If you are an up-and-coming actress in Hollywood, having your freshman television series canceled is pretty devastating. It's basically the fast-track to a Lifetime Original Movie, which then leads to a few commercials before the industry is practically packing your bags and purchasing a plane ticket for you to head back to whatever dusty town you came from. That was almost Taylor Schilling's life story, but the 26 year-old isn't going down without a fight.
The veteran of NBC's rightfully-so canceled medical drama Mercy has just been given a figurative "1-Up" by Warner Bros. Pictures. Variety says that the studio has cast her as the female lead opposite Zac Efron in its Nicholas Sparks adaptation of The Lucky One. This latest soapy Sparks project, which follows Message In A Bottle, A Walk To Remember, The Notebook, Nights In Rodanthe, Dear John and The Last Song, centers on a Marine who survives three tours in Iraq and attributes his good fortune to a photograph he carried of a woman he has never met. He sets out to meet her when he returns to North Carolina.
As you've probably guessed, Schilling will play the mysterious subject of the photograph while Efron will play the soldier. Denise Di Novi, the WB-based former executive who left her post to become a studio producer, will bring the novel to the big screen as she did with A Walk To Remember and Nights In Rodanthe. She's attached a very capable and talented filmmaker - Scott Hicks - to direct. Hicks, whose past credits include the wonderful David Helfgott biopic Shine and last year's critically acclaimed The Boys Are Back, will hopefully bring a more mature taste to the project, which was adapted by Will Fetters (Remember Me).
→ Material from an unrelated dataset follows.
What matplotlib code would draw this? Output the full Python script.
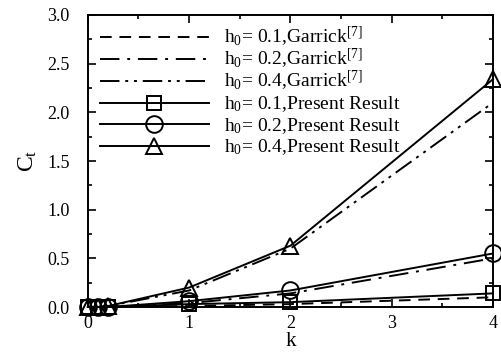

Schilling recently wrapped the questionable adaptation of the classic Ayn Rand novel Atlas Shrugged, in which she stars as Dagny Taggert (a role that had been reserved for more mature, multi-million dollar stars like Charlize Theron and Angelina Jolie). The fact that she's taken on such an iconic character of American literature leads me to believe that there's more to her than her brief resume suggests. If she can do Taggert justice and if this new film succeeds, she may, in fact, be the lucky one in the future.